Periferia, Polícia e Notícia
A favela de Heliópolis é a maior e uma das mais perigosas de São Paulo.
Não são raros tiroteios entre bandidos e policiais, portanto, também não é incomum que a imprensa apareça por lá fazendo suas entrevistas, fotografias e filmagens nos locais preservados pela polícia.
Mas e quando a polícia não permanece guardando a cena de crime como ocorreu no fim da noite passada!?
Num lugar perigoso, como a favela em questão, isso quer dizer apenas uma coisa: A PM fez besteira!
Abandonam o local na esperança de que os jornalistas, com receio de assaltos, não entrem no interior da comunidade para levantar a história, ficando apenas com a versão oficial passada pelo comando de área.

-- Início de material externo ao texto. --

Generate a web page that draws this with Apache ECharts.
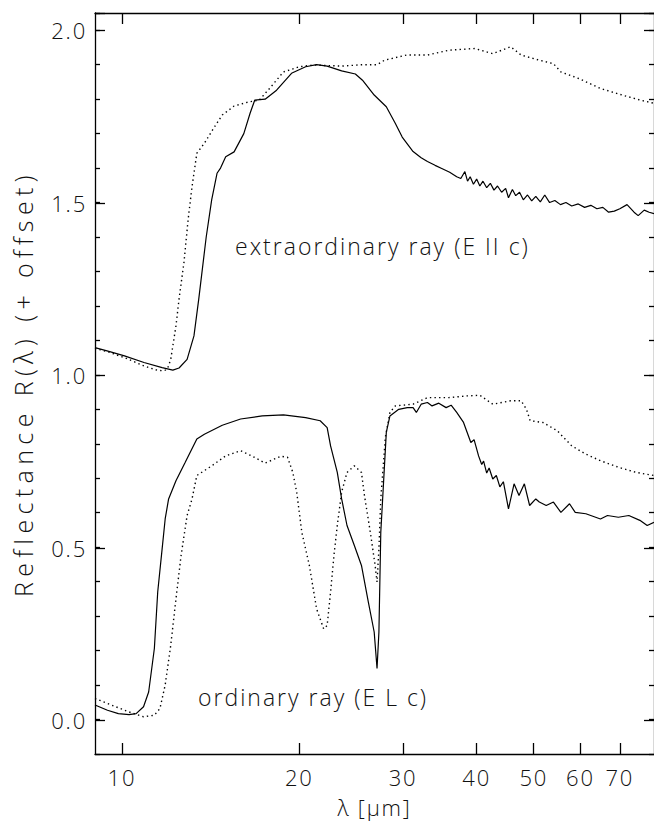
<!DOCTYPE html>
<html>
<head>
<meta charset="utf-8">
<script src="https://cdn.jsdelivr.net/npm/echarts@6/dist/echarts.min.js"></script>
<style>
  html, body { margin: 0; padding: 0; background: #fff; }
  #chart { width: 654px; height: 823px; }
  /* wide, airy lettering for the axis and annotation text */
  #chart text[style*="22px"] { letter-spacing: 1.8px; }
  #chart text[style*="23px"] { letter-spacing: 2px; }
  #chart text[style*="25px"] { letter-spacing: 5.4px; }
</style>
</head>
<body>
<div id="chart"></div>
<script>
// Wavelength ticks (µm) and reflectance ticks
const xTicks = [10, 20, 30, 40, 50, 60, 70];
const yMajorStep = 0.5;
const yMinorStep = 0.1;

// Extraordinary ray (E || c), offset by +1: measured (solid) and model (dotted)
const extSolid = [
  [9.0, 1.079], [9.5, 1.068], [10.1, 1.055], [10.9, 1.036], [11.7, 1.021], [12.2, 1.014],
  [12.5, 1.020], [12.9, 1.045], [13.25, 1.113], [13.5, 1.220], [13.9, 1.400], [14.2, 1.508],
  [14.5, 1.585], [14.7, 1.600], [15.0, 1.633], [15.5, 1.647], [16.1, 1.700], [16.5, 1.759],
  [16.8, 1.797], [17.5, 1.800], [18.3, 1.826], [19.4, 1.875], [20.5, 1.894], [21.4, 1.900],
  [22.3, 1.896], [23.6, 1.882], [24.9, 1.873], [25.6, 1.855], [26.8, 1.812], [28.1, 1.778],
  [29.1, 1.730], [29.9, 1.690], [31.2, 1.648], [32.2, 1.630], [33.0, 1.619], [34.0, 1.608],
  [34.9, 1.599], [36.0, 1.588], [37.0, 1.575], [37.6, 1.570], [38.2, 1.590], [38.6, 1.562],
  [39.0, 1.575], [39.5, 1.553], [40.0, 1.568], [40.5, 1.548], [41.0, 1.562], [41.6, 1.543],
  [42.2, 1.556], [42.8, 1.536], [43.4, 1.548], [44.1, 1.530], [44.8, 1.541], [45.3, 1.514],
  [46.0, 1.538], [46.6, 1.520], [47.3, 1.530], [48.0, 1.508], [48.8, 1.522], [49.6, 1.505],
  [50.4, 1.518], [51.3, 1.502], [52.2, 1.522], [53.2, 1.500], [54.3, 1.506], [55.5, 1.494],
  [56.7, 1.500], [58.0, 1.490], [59.5, 1.496], [61.0, 1.486], [62.5, 1.492], [64.0, 1.482],
  [65.5, 1.486], [67.0, 1.472], [68.5, 1.475], [70.0, 1.482], [72.0, 1.494], [74.0, 1.472],
  [75.2, 1.462], [77.0, 1.478], [78.5, 1.472], [80.0, 1.468]
];
const extDotted = [
  [9.0, 1.077], [9.5, 1.066], [10.1, 1.050], [10.9, 1.026], [11.5, 1.013], [11.8, 1.012],
  [11.95, 1.018], [12.1, 1.045], [12.35, 1.142], [12.5, 1.220], [12.75, 1.330], [12.95, 1.450],
  [13.15, 1.546], [13.4, 1.643], [13.8, 1.672], [14.3, 1.715], [14.8, 1.754], [15.5, 1.780],
  [16.4, 1.792], [17.1, 1.797], [17.8, 1.831], [18.8, 1.879], [20.0, 1.894], [21.1, 1.899],
  [23.6, 1.896], [25.6, 1.900], [27.1, 1.900], [27.9, 1.913], [30.4, 1.928], [33.0, 1.928],
  [35.9, 1.942], [39.7, 1.947], [42.6, 1.932], [45.7, 1.952], [47.6, 1.928], [51.1, 1.913],
  [54.0, 1.903], [55.6, 1.879], [59.6, 1.860], [64.9, 1.831], [70.6, 1.812], [75.9, 1.797],
  [80.0, 1.788]
];

// Ordinary ray (E ⊥ c): measured (solid) and model (dotted)
const ordSolid = [
  [9.0, 0.042], [9.45, 0.027], [9.86, 0.017], [10.28, 0.0145], [10.57, 0.017], [10.88, 0.037],
  [11.1, 0.080], [11.35, 0.206], [11.5, 0.370], [11.7, 0.495], [11.84, 0.582], [12.0, 0.640],
  [12.35, 0.693], [12.8, 0.746], [13.4, 0.814], [13.8, 0.828], [14.8, 0.854], [15.9, 0.872],
  [17.3, 0.881], [18.8, 0.884], [20.5, 0.876], [21.7, 0.867], [22.3, 0.847], [22.6, 0.794],
  [23.2, 0.717], [23.6, 0.640], [24.1, 0.563], [24.8, 0.505], [25.5, 0.447], [26.2, 0.340],
  [26.8, 0.254], [27.1, 0.148], [27.3, 0.254], [27.5, 0.543], [27.7, 0.640], [28.1, 0.833],
  [28.5, 0.881], [29.5, 0.900], [30.5, 0.905], [31.2, 0.905], [31.6, 0.891], [32.2, 0.915],
  [33.0, 0.920], [33.6, 0.910], [34.5, 0.918], [35.5, 0.905], [36.2, 0.912], [37.0, 0.891],
  [38.0, 0.862], [39.1, 0.804], [39.6, 0.812], [40.3, 0.765], [40.8, 0.740], [41.1, 0.750],
  [41.6, 0.715], [42.0, 0.730], [42.6, 0.698], [43.2, 0.708], [43.8, 0.675], [44.4, 0.690],
  [45.3, 0.611], [46.3, 0.684], [47.2, 0.650], [48.2, 0.684], [49.2, 0.621], [50.4, 0.640],
  [51.1, 0.631], [52.5, 0.621], [54.0, 0.631], [55.6, 0.601], [57.5, 0.626], [58.8, 0.601],
  [61.3, 0.597], [64.9, 0.582], [66.7, 0.592], [69.6, 0.587], [72.5, 0.592], [75.7, 0.578],
  [77.9, 0.563], [80.0, 0.572]
];
const ordDotted = [
  [9.0, 0.061], [9.6, 0.042], [10.28, 0.022], [10.88, 0.008], [11.35, 0.0125], [11.6, 0.032],
  [11.84, 0.100], [12.1, 0.215], [12.35, 0.350], [12.6, 0.476], [12.9, 0.592], [13.15, 0.640],
  [13.4, 0.708], [14.2, 0.736], [15.0, 0.765], [15.9, 0.780], [16.6, 0.765], [17.5, 0.744],
  [18.6, 0.764], [19.1, 0.761], [19.5, 0.717], [19.8, 0.659], [20.2, 0.543], [20.8, 0.447],
  [21.4, 0.321], [22.0, 0.263], [22.3, 0.273], [22.6, 0.370], [22.9, 0.476], [23.2, 0.563],
  [23.6, 0.660], [24.1, 0.717], [24.8, 0.736], [25.5, 0.717], [25.8, 0.650], [26.4, 0.543],
  [26.9, 0.447], [27.1, 0.399], [27.3, 0.495], [27.5, 0.640], [28.0, 0.820], [28.5, 0.891],
  [29.1, 0.910], [31.2, 0.915], [33.0, 0.934], [35.9, 0.934], [38.5, 0.939], [40.5, 0.941],
  [42.6, 0.915], [45.7, 0.925], [47.6, 0.925], [48.6, 0.900], [49.3, 0.867], [51.8, 0.862],
  [54.8, 0.838], [58.0, 0.794], [61.3, 0.770], [64.9, 0.751], [69.6, 0.732], [74.6, 0.717],
  [80.0, 0.708]
];

const FONT = "'Open Sans', 'DejaVu Sans', sans-serif";
const INK = '#000';
const tickText = { fontFamily: FONT, fontSize: 22, fontWeight: 300, color: '#111' };
const yNameText = { fontFamily: FONT, fontSize: 25, fontWeight: 300, color: '#111' };
const AXIS_LINE = { color: INK, width: 1.3 };

// Plot frame (px) and value ranges
const PLOT = { left: 95, right: 0, top: 13, bottom: 68 };
const CANVAS_H = 823;
const X_MIN = 9, X_MAX = 80;
const Y_MIN = -0.1, Y_MAX = 2.05;
const pxPerUnit = (CANVAS_H - PLOT.top - PLOT.bottom) / (Y_MAX - Y_MIN);
// The labelled reflectance scale starts at 0; its grid ends where 0 sits in the plot,
// so its values land on exactly the same pixels as the plot's own axis.
const labelGrid = {
  left: PLOT.left, right: PLOT.right, top: PLOT.top,
  bottom: PLOT.bottom + (0 - Y_MIN) * pxPerUnit
};
// Wavelength tick length, expressed in reflectance units for the frame edges
const X_TICK_LEN = 11 / pxPerUnit;

function frameX(pos, showLabels) {
  return {
    gridIndex: 0, type: 'log', logBase: 10, min: X_MIN, max: X_MAX, position: pos,
    name: showLabels ? 'λ [μm]' : '', nameLocation: 'middle', nameGap: 42,
    nameTextStyle: tickText,
    axisLine: { show: true, onZero: false, lineStyle: AXIS_LINE },
    axisTick: { show: false },
    axisLabel: { show: showLabels, customValues: xTicks, margin: 12, ...tickText },
    splitLine: { show: false }, minorTick: { show: false }
  };
}
function frameY(pos, showName) {
  return {
    gridIndex: 0, type: 'value', min: Y_MIN, max: Y_MAX, interval: yMinorStep, position: pos,
    name: showName ? 'Reflectance R(λ) (+ offset)' : '', nameLocation: 'middle', nameGap: 60,
    nameTextStyle: yNameText,
    axisLine: { show: true, onZero: false, lineStyle: AXIS_LINE },
    axisTick: { show: true, inside: true, length: 5, lineStyle: AXIS_LINE },
    axisLabel: { show: false },
    splitLine: { show: false }
  };
}
function labelY(pos, showLabels) {
  return {
    gridIndex: 1, type: 'value', min: 0, max: Y_MAX, interval: yMajorStep, position: pos,
    axisLine: { show: false, onZero: false },
    axisTick: { show: true, inside: true, length: 10, lineStyle: AXIS_LINE },
    axisLabel: {
      show: showLabels, margin: 8, showMinLabel: true,
      formatter: v => {
        const k = v / yMajorStep;
        return Math.abs(k - Math.round(k)) < 1e-6 ? v.toFixed(1) : '';
      },
      ...tickText
    },
    splitLine: { show: false }
  };
}

// Wavelength ticks along the bottom and top edges of the frame
const xTickSegments = [];
xTicks.forEach(v => {
  xTickSegments.push([{ coord: [v, Y_MIN] }, { coord: [v, Y_MIN + X_TICK_LEN] }]);
  xTickSegments.push([{ coord: [v, Y_MAX] }, { coord: [v, Y_MAX - X_TICK_LEN] }]);
});

function lineSeries(data, dotted, extra) {
  return Object.assign({
    type: 'line', data: data, xAxisIndex: 0, yAxisIndex: 0,
    showSymbol: false, symbol: 'none', smooth: false, silent: true,
    lineStyle: dotted
      ? { color: INK, width: 1.4, type: [1.4, 3.2] }
      : { color: INK, width: 1.2 }
  }, extra || {});
}

const chart = echarts.init(document.getElementById('chart'), null, { renderer: 'svg' });
chart.setOption({
  animation: false,
  backgroundColor: '#fff',
  grid: [
    Object.assign({ containLabel: false }, PLOT),
    Object.assign({ containLabel: false }, labelGrid)
  ],
  xAxis: [
    frameX('bottom', true), frameX('top', false),
    { gridIndex: 1, type: 'value', show: false }
  ],
  yAxis: [
    frameY('left', true), frameY('right', false),
    labelY('left', true), labelY('right', false)
  ],
  series: [
    lineSeries(extSolid, false, {
      markLine: {
        silent: true, animation: false, symbol: ['none', 'none'],
        label: { show: false },
        lineStyle: { color: INK, width: 1.3, type: 'solid' },
        emphasis: { disabled: true },
        data: xTickSegments
      }
    }),
    lineSeries(extDotted, true),
    lineSeries(ordSolid, false),
    lineSeries(ordDotted, true)
  ],
  graphic: [
    { type: 'text', left: 235, top: 234, silent: true,
      style: { text: 'extraordinary ray (E II c)', fontFamily: FONT, fontSize: 23, fontWeight: 300, fill: '#111' } },
    { type: 'text', left: 198, top: 685, silent: true,
      style: { text: 'ordinary ray (E L c)', fontFamily: FONT, fontSize: 23, fontWeight: 300, fill: '#111' } }
  ]
});
</script>
</body>
</html>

Essa tática funciona com muitos colegas menos experientes no jornalismo policial mas, como diz o repórter com quem trabalho: "Não somos acessores de imprensa da secretaria de segurança!"
Mesmo sem polícia, nos aventuramos no interior da favela, passando por vielas escuras e apertadas e sentindo olhos em nossas costas.
Pode parecer loucura, mas não é!
Logo depois que ocorre um crime e a polícia se faz presente, existe um tempo hábil onde é possível circular pelo local, pois os criminosos continuarão escondidos até a poeira baixar. Esse tempo varia, pode durar dez minutos ou dois dias, tudo vai de sentir o "clima" do lugar.
Encontramos a rua onde teria ocorrido o confronto e descobrimos o motivo pelo qual a PM tentava evitar que entrassemos na favela. Uma menina de oito anos teria sido alvejada no peito por um policial!
O repórter conversa com os familiares da garota se declarando inconformado com o ocorrido e me olhando em busca de confirmação, que obtém na melhor expressão de indignação que consigo fazer. Técnica para ganhar a família, que acaba gravando entrevistas e garantindo nossa segurança no local.
Não é que não nos importemos, apenas somos calejados pela violência da metrópole. Além do que, precisamos manter certa distância para poder ver a coisa como um todo.
Segundo a família, policiais da ROCAM (rondas ostensivas com apoio de motos) eram os únicos a disparar com suas armas enquanto perseguiam um suspeito que fugia. Um desses tiros teria pego na criança, que voltava da casa de uma tia. Ao se recusarem a socorrer a menina, populares teriam ficado revoltados e agredido os policiais, tomando a chave de uma das motos durante a confusão.
A menina acabou sendo socorrida de carro por um vizinho até o hospital da região e não corre risco de morte.
Comprovando a versão da família, temos uma delegacia onde nenhum bandido foi preso ou arma apreendida.
Mas apesar de todos os fatos, nada acontecerá!
Os policiais continuarão nas ruas, os bandidos continuarão a solta e a imprensa partirá para outras matérias.
Apenas uma menina inocente de oito anos terá para sempre uma cicatriz em seu peito e, toda uma comunidade, uma ferida ainda maior contra o Estado!